ISTANBUL, Nov 24, 2025 (BSS/AFP) - Turkey's Christian community, which hosts Pope Leo XIV this week, was a minority under the Ottoman Empire whose numbers have dwindled due to forced exiles and massacres.
Today, it counts around 100,000 members spread across five denominations -- just a fraction of Turkey's population of 86 million, the vast majority of whom are Sunni Muslim.
Most live in Istanbul or in western Turkey.
National identity cards have not specified religion since 2016, so the only figures available are those provided by the communities themselves, according to Samim Akgonul, a historian, religious minorities expert and head of Turkish studies at Strasbourg University in France.
Here is a brief overview of Turkey's main Christian communities:
- Armenians -
Armenians who hold Turkish citizenship are the largest community with around 50,000 members, although there are "without doubt" a similar number of Armenians in Turkey irregularly either looking for work or just passing through, Akgonul said.
Now predominantly in Istanbul, the community was targeted in a series of organised massacres in 1915, which has been qualified as genocide by around 30 countries, including the United States, France and Germany.
Estimates say Ottoman troops killed between 1.2 million and 1.5 million Armenians.
Turkey, which emerged following the Ottoman Empire's collapse in 1918, has recognised such "massacres" but rejects the term "genocide", pointing instead to civil war and famine in Anatolia.

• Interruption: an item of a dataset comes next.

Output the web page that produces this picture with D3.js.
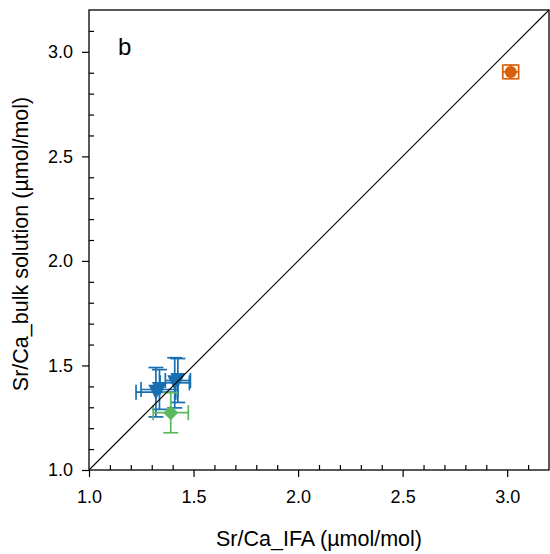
<!DOCTYPE html>
<html>
<head>
<meta charset="utf-8">
<script src="https://cdn.jsdelivr.net/npm/d3@7"></script>
<style>
  body { margin: 0; background: #fff; }
  svg text { font-family: "Liberation Sans", Arial, sans-serif; fill: #000; }
</style>
</head>
<body>
<div id="chart"></div>
<script>
// values (Sr/Ca, umol/mol)
var seriesNames = ["blue", "green", "orange"];
var seriesColors = ["#176fb0", "#5cb85c", "#d9600a"];
var seriesShapes = ["triangleDown", "diamond", "circle"];

var pointSeries = [0, 0, 0, 0, 1, 2];
var ifaValues  = [1.320, 1.337, 1.410, 1.425, 1.391, 3.017];
var bulkValues = [1.372, 1.385, 1.417, 1.428, 1.274, 2.904];
var ifaErrors  = [0.095, 0.088, 0.070, 0.060, 0.084, 0.038];
var bulkErrors = [0.118, 0.095, 0.120, 0.105, 0.096, 0.033];

var axisDomain = [1.0, 3.2];
var majorTicks = [1.0, 1.5, 2.0, 2.5, 3.0];
var minorTicks = [1.1, 1.2, 1.3, 1.4, 1.6, 1.7, 1.8, 1.9, 2.1, 2.2, 2.3, 2.4, 2.6, 2.7, 2.8, 2.9, 3.1];

var xLabel = "Sr/Ca_IFA (\u00b5mol/mol)";
var yLabel = "Sr/Ca_bulk solution (\u00b5mol/mol)";
var panelLabel = "b";

var margin = {top: 10, right: 1, bottom: 84, left: 89};
var width = 550 - margin.left - margin.right,
    height = 554 - margin.top - margin.bottom;

var svg = d3.select("#chart").append("svg")
    .attr("width", 550)
    .attr("height", 554);

var g = svg.append("g")
    .attr("transform", "translate(" + margin.left + "," + margin.top + ")");

var x = d3.scaleLinear().domain(axisDomain).range([0, width]);
var y = d3.scaleLinear().domain(axisDomain).range([height, 0]);

// major ticks point out, minor ticks point in
var xAxis = g.append("g")
    .attr("transform", "translate(0," + height + ")")
    .call(d3.axisBottom(x).tickValues(majorTicks).tickSize(7).tickPadding(13).tickFormat(d3.format(".1f")));
var xMinor = g.append("g")
    .attr("transform", "translate(0," + height + ")")
    .call(d3.axisBottom(x).tickValues(minorTicks).tickSize(-5).tickFormat(""));
var yAxis = g.append("g")
    .call(d3.axisLeft(y).tickValues(majorTicks).tickSize(7).tickPadding(9).tickFormat(d3.format(".1f")));
var yMinor = g.append("g")
    .call(d3.axisLeft(y).tickValues(minorTicks).tickSize(-5).tickFormat(""));

[xAxis, xMinor, yAxis, yMinor].forEach(function(a) {
    a.select(".domain").remove();
    a.selectAll("line").attr("stroke", "#000").attr("stroke-width", 1.2);
    a.selectAll("text").style("font-size", "18px").attr("fill", "#000");
});

var points = ifaValues.map(function(v, i) {
    return {x: v, y: bulkValues[i], ex: ifaErrors[i], ey: bulkErrors[i], s: pointSeries[i]};
});

function markerPath(shape, cx, cy) {
    if (shape == "triangleDown") {
        var h = 7.5;
        return "M" + (cx - h) + "," + (cy - h) + "L" + (cx + h) + "," + (cy - h) + "L" + cx + "," + (cy + h) + "Z";
    }
    if (shape == "diamond") {
        var d = 7.5;
        return "M" + cx + "," + (cy - d) + "L" + (cx + d) + "," + cy + "L" + cx + "," + (cy + d) + "L" + (cx - d) + "," + cy + "Z";
    }
    return d3.arc()({innerRadius: 0, outerRadius: 6, startAngle: 0, endAngle: 2 * Math.PI})
        .replace(/^M/, "M").toString();
}

var cap = 7.5;

seriesNames.forEach(function(name, si) {
    var color = seriesColors[si];
    var pts = points.filter(function(d) { return d.s == si; });
    var sg = g.append("g").attr("class", "series-" + name);

    // error bars first, markers on top
    var bars = sg.selectAll(".err").data(pts).enter().append("g")
        .attr("class", "err")
        .attr("stroke", color)
        .attr("stroke-width", 1.7)
        .attr("fill", "none");

    bars.append("line")
        .attr("x1", function(d) { return x(d.x - d.ex); })
        .attr("x2", function(d) { return x(d.x + d.ex); })
        .attr("y1", function(d) { return y(d.y); })
        .attr("y2", function(d) { return y(d.y); });
    bars.append("line")
        .attr("x1", function(d) { return x(d.x); })
        .attr("x2", function(d) { return x(d.x); })
        .attr("y1", function(d) { return y(d.y - d.ey); })
        .attr("y2", function(d) { return y(d.y + d.ey); });

    [-1, 1].forEach(function(sign) {
        bars.append("line") // caps on x error
            .attr("x1", function(d) { return x(d.x + sign * d.ex); })
            .attr("x2", function(d) { return x(d.x + sign * d.ex); })
            .attr("y1", function(d) { return y(d.y) - cap; })
            .attr("y2", function(d) { return y(d.y) + cap; });
        bars.append("line") // caps on y error
            .attr("x1", function(d) { return x(d.x) - cap; })
            .attr("x2", function(d) { return x(d.x) + cap; })
            .attr("y1", function(d) { return y(d.y + sign * d.ey); })
            .attr("y2", function(d) { return y(d.y + sign * d.ey); });
    });

    sg.selectAll(".marker").data(pts).enter().append("path")
        .attr("class", "marker")
        .attr("fill", color)
        .attr("stroke", "none")
        .attr("d", function(d) {
            if (seriesShapes[si] == "circle") return null;
            return markerPath(seriesShapes[si], x(d.x), y(d.y));
        });
    if (seriesShapes[si] == "circle") {
        sg.selectAll(".marker").remove();
        sg.selectAll(".dot").data(pts).enter().append("circle")
            .attr("class", "dot")
            .attr("cx", function(d) { return x(d.x); })
            .attr("cy", function(d) { return y(d.y); })
            .attr("r", 6)
            .attr("fill", color);
    }
});

// 1:1 line
g.append("line")
    .attr("x1", x(axisDomain[0])).attr("y1", y(axisDomain[0]))
    .attr("x2", x(axisDomain[1])).attr("y2", y(axisDomain[1]))
    .attr("stroke", "#000")
    .attr("stroke-width", 1.1);

// frame
g.append("rect")
    .attr("width", width)
    .attr("height", height)
    .attr("fill", "none")
    .attr("stroke", "#000")
    .attr("stroke-width", 1.3);

g.append("text")
    .attr("x", 29)
    .attr("y", 45)
    .style("font-size", "24px")
    .text(panelLabel);

svg.append("text")
    .attr("x", margin.left + width / 2)
    .attr("y", 546)
    .attr("text-anchor", "middle")
    .style("font-size", "21.5px")
    .text(xLabel);

svg.append("text")
    .attr("transform", "translate(28," + (margin.top + height / 2 + 4) + ") rotate(-90)")
    .attr("text-anchor", "middle")
    .style("font-size", "21.5px")
    .text(yLabel);
</script>
</body>
</html>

It puts the number of Armenian deaths between 300,000 and 500,000 and says just as many Turks died.
- Greek Orthodox -
There are around 8,000 Greek Orthodox people in Turkey.
Approximately 3,000 are Greek-speaking Rum Orthodox, and around 5,000 are Arabic-speaking Orthodox. The latter group originated from Hatay and the ancient city of Antioch in the southeast, but now resides in the west.

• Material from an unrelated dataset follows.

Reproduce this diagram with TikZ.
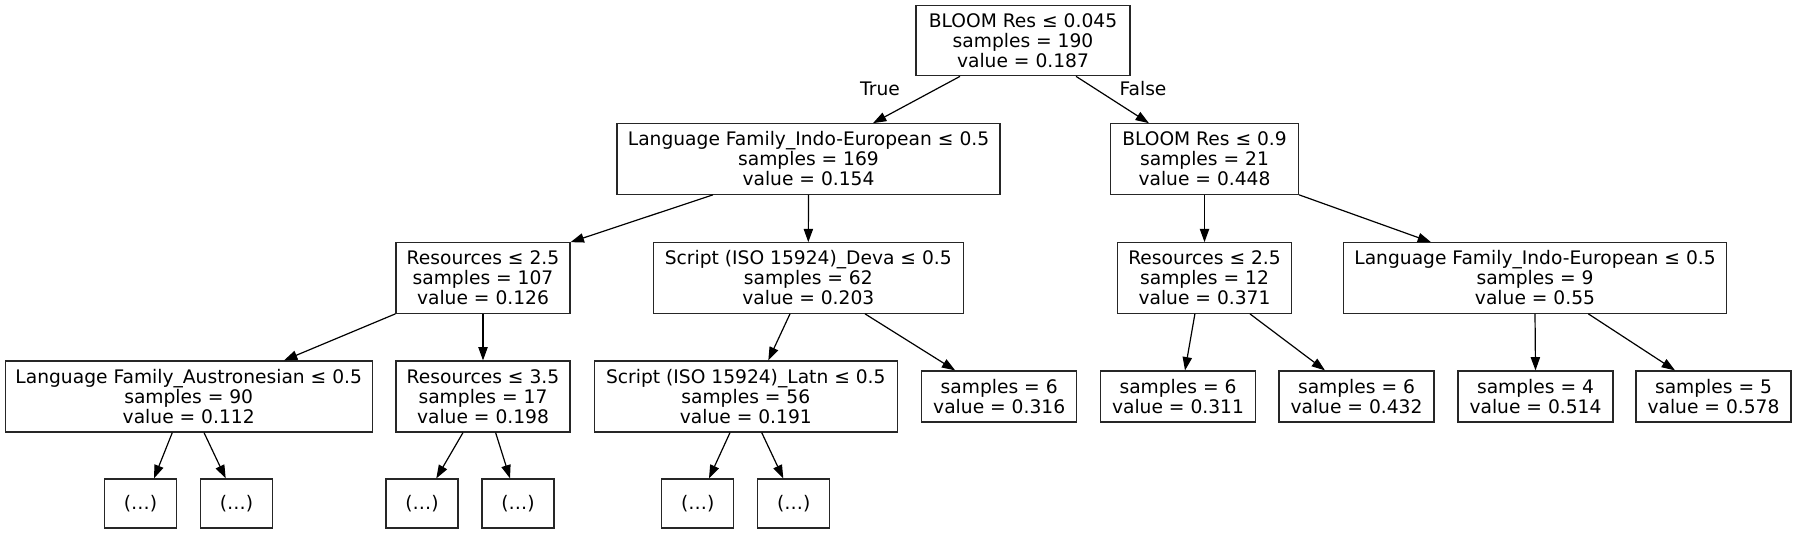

Largely based in the northwestern Thrace region, around Izmir in the west and Adana in the south, this cohort fell significantly in numbers after Turkey's foundation in 1923, and in 1930.
In January 1923, Greece and Turkey signed the Convention on the Exchange of Populations, which involved a compulsory population exchange based on religion and forced two million people to leave their homes.
Signed nine months before Turkish independence, the convention was promoted by the League of Nations -- the forerunner of the United Nations -- as a "stability guarantee", Akgonul explained.
Further waves of anti-Greek pogroms linked to the Cyprus question came in 1955 and 1964, pushing even more Greek Orthodox to leave.
- Catholics -
Around 25,000 members belong to various Catholic denominations and are located mainly between Istanbul and Izmir.
These are predominantly Levantine populations who settled in the Ottoman Empire in the 17th century, or Armenians who converted to Catholicism in the 19th century as a way to benefit from French protection.
- Protestants -
There are around 15,000 Protestants scattered across the country in the east and southeast. Some are Armenians while others are Muslim converts.
- Assyrian-Chaldean Christians -
Around 25,000 Assyrian or Syriac Christians who claim affiliation with the Syriac Orthodox Church of Antioch, whose patriarchate was based in the southeastern city of Mardin until 1933. It subsequently moved to Homs in Syria, and then Damascus.
The Chaldeans, who count roughly 50 families and mostly live in Istanbul, have very similar rites to the Assyrian church but with one crucial difference: they belong to the Eastern Catholic Church.
Like the Armenians, the Assyrian-Chaldean community is seeking recognition for the mass killings of some 250,000 of their people in 1915, which it wants recognised as genocide.
On October 15, 2023, hundreds of people attended the consecration of Istanbul's Mor Ephrem Syriac Orthodox Church -- the first church built in Turkey since it became a republic 102 years ago.
The pope will visit Mor Ephrem on November 29, where he will meet with local church leaders.